#### [Material for the task]
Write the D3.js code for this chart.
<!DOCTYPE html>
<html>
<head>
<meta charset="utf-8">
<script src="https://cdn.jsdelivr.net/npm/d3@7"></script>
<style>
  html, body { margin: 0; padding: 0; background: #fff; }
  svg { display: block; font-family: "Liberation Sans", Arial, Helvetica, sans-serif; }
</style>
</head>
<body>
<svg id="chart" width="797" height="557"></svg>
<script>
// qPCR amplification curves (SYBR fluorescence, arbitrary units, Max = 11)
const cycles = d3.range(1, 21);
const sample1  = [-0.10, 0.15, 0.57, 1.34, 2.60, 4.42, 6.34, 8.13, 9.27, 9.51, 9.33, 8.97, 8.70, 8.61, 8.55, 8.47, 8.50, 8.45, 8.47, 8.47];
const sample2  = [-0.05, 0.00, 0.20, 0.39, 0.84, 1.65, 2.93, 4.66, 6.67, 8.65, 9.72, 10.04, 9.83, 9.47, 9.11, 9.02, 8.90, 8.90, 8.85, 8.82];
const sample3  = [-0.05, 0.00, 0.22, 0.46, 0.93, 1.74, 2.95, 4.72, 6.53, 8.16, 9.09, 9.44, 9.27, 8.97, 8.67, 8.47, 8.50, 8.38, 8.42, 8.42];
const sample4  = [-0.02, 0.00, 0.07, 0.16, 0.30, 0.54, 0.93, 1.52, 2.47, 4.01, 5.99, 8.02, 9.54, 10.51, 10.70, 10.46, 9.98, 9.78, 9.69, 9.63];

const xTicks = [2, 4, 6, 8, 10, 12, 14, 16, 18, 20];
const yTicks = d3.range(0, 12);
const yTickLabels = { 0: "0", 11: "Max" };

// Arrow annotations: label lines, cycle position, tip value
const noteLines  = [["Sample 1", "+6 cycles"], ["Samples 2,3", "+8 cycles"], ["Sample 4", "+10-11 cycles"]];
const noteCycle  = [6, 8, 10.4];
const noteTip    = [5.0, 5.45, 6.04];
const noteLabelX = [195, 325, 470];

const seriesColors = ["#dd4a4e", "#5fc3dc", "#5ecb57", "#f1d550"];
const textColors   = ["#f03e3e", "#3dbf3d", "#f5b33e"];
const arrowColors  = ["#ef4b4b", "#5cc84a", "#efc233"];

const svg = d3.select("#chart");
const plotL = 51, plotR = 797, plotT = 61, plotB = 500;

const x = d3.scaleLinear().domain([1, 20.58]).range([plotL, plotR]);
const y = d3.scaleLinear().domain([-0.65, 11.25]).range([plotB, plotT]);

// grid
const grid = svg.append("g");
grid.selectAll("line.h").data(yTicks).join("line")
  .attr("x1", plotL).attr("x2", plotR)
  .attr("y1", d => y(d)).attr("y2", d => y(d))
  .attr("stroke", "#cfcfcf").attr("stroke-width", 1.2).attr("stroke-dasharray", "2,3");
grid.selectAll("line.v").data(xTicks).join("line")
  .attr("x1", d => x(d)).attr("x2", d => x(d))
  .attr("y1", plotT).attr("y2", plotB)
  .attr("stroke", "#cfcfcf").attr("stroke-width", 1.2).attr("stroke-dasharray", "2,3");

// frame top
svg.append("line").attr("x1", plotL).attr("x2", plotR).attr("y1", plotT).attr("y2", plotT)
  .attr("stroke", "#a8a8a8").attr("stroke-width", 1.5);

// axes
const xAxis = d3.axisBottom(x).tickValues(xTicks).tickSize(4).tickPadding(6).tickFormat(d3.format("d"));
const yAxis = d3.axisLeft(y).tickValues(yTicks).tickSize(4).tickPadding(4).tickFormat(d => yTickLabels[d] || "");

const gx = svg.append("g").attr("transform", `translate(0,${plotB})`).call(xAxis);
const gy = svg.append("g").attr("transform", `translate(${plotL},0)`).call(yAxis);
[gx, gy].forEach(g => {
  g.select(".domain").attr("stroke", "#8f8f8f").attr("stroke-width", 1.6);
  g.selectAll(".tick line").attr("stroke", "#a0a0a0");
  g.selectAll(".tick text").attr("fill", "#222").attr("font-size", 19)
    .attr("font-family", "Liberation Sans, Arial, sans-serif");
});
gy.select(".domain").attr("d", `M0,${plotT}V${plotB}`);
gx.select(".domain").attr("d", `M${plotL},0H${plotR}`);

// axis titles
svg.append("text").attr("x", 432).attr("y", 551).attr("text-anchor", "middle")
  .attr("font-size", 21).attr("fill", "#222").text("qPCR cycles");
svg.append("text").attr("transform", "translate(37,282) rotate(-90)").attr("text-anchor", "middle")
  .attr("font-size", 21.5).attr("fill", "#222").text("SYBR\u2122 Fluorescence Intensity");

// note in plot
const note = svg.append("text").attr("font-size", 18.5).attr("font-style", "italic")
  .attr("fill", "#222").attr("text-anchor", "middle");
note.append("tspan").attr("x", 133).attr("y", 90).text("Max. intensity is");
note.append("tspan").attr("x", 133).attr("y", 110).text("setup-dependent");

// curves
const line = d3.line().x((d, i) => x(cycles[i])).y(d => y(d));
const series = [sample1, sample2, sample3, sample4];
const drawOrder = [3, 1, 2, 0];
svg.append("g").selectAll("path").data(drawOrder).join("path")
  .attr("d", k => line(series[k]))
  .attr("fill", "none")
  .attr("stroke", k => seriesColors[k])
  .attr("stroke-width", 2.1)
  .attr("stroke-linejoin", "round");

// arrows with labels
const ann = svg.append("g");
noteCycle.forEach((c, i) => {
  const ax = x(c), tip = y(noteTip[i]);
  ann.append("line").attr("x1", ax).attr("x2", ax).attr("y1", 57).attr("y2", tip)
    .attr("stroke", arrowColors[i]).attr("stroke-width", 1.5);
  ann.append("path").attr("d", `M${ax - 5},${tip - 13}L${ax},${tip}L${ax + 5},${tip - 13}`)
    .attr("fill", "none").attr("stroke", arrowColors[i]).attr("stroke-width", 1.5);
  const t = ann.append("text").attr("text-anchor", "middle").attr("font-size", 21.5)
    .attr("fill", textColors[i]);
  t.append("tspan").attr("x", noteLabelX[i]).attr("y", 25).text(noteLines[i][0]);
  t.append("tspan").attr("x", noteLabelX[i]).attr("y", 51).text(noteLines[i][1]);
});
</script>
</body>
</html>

==

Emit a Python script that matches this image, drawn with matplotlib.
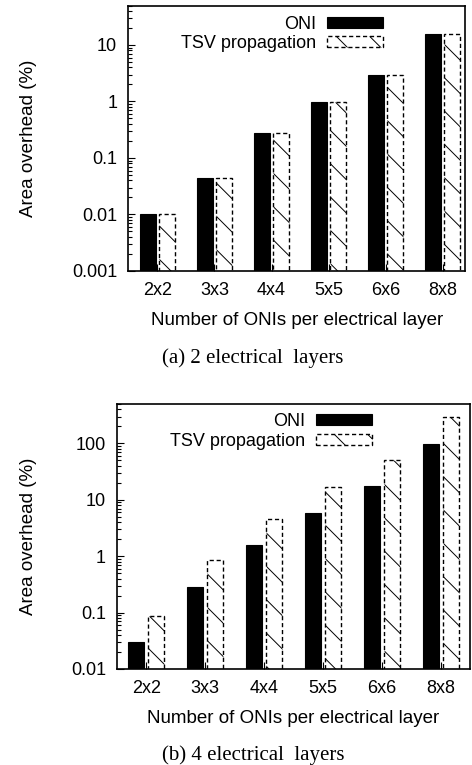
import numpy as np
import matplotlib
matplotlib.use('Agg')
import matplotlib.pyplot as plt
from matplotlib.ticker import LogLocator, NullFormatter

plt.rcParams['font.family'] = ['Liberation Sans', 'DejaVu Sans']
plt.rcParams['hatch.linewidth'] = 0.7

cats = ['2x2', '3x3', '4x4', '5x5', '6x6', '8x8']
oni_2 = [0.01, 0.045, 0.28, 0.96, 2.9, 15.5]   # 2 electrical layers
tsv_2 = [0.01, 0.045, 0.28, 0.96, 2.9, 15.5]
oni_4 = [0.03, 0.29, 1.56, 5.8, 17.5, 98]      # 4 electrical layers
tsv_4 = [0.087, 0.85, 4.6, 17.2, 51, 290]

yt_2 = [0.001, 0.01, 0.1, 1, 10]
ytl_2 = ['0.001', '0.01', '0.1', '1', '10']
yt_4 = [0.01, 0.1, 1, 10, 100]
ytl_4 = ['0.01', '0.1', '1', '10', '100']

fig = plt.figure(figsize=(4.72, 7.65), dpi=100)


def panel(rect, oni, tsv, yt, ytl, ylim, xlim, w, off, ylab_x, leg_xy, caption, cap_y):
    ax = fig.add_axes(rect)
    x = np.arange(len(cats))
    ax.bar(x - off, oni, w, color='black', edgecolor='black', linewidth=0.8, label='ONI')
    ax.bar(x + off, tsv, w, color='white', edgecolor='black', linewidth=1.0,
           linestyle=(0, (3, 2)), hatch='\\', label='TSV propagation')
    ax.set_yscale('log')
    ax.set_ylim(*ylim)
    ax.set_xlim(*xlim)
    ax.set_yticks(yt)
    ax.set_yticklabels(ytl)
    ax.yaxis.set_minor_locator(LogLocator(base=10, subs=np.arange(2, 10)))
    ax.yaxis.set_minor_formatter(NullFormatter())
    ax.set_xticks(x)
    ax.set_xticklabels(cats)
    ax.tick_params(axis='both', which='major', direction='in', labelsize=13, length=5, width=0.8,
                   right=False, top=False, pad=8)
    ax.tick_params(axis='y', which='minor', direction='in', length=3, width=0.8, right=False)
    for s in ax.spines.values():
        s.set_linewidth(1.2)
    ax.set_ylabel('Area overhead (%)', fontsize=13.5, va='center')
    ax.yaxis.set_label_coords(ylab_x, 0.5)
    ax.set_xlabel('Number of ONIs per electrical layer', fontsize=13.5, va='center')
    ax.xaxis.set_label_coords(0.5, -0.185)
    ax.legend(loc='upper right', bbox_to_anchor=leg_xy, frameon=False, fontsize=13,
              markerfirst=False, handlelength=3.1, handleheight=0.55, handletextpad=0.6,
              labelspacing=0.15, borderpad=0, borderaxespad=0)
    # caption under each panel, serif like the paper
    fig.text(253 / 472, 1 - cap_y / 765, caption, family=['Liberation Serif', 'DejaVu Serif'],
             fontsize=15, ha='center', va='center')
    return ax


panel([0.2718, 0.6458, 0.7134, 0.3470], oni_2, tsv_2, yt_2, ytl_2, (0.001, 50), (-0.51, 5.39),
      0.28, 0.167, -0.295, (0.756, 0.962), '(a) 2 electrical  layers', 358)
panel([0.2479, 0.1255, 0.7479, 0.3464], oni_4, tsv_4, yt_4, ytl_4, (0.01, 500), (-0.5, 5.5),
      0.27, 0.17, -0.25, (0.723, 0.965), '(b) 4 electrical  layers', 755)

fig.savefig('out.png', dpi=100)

#### [What this task involves]
Repeat exactly the stretch of lines that opens with the line containing "Emit a Python" and closes with the line containing "fig = plt.figure(figsize=(4.72, 7.65), dpi=100)". Leave the pictures out, and add nothing.

#### [Solution to the exercise]
Emit a Python script that matches this image, drawn with matplotlib.
import numpy as np
import matplotlib
matplotlib.use('Agg')
import matplotlib.pyplot as plt
from matplotlib.ticker import LogLocator, NullFormatter

plt.rcParams['font.family'] = ['Liberation Sans', 'DejaVu Sans']
plt.rcParams['hatch.linewidth'] = 0.7

cats = ['2x2', '3x3', '4x4', '5x5', '6x6', '8x8']
oni_2 = [0.01, 0.045, 0.28, 0.96, 2.9, 15.5]   # 2 electrical layers
tsv_2 = [0.01, 0.045, 0.28, 0.96, 2.9, 15.5]
oni_4 = [0.03, 0.29, 1.56, 5.8, 17.5, 98]      # 4 electrical layers
tsv_4 = [0.087, 0.85, 4.6, 17.2, 51, 290]

yt_2 = [0.001, 0.01, 0.1, 1, 10]
ytl_2 = ['0.001', '0.01', '0.1', '1', '10']
yt_4 = [0.01, 0.1, 1, 10, 100]
ytl_4 = ['0.01', '0.1', '1', '10', '100']

fig = plt.figure(figsize=(4.72, 7.65), dpi=100)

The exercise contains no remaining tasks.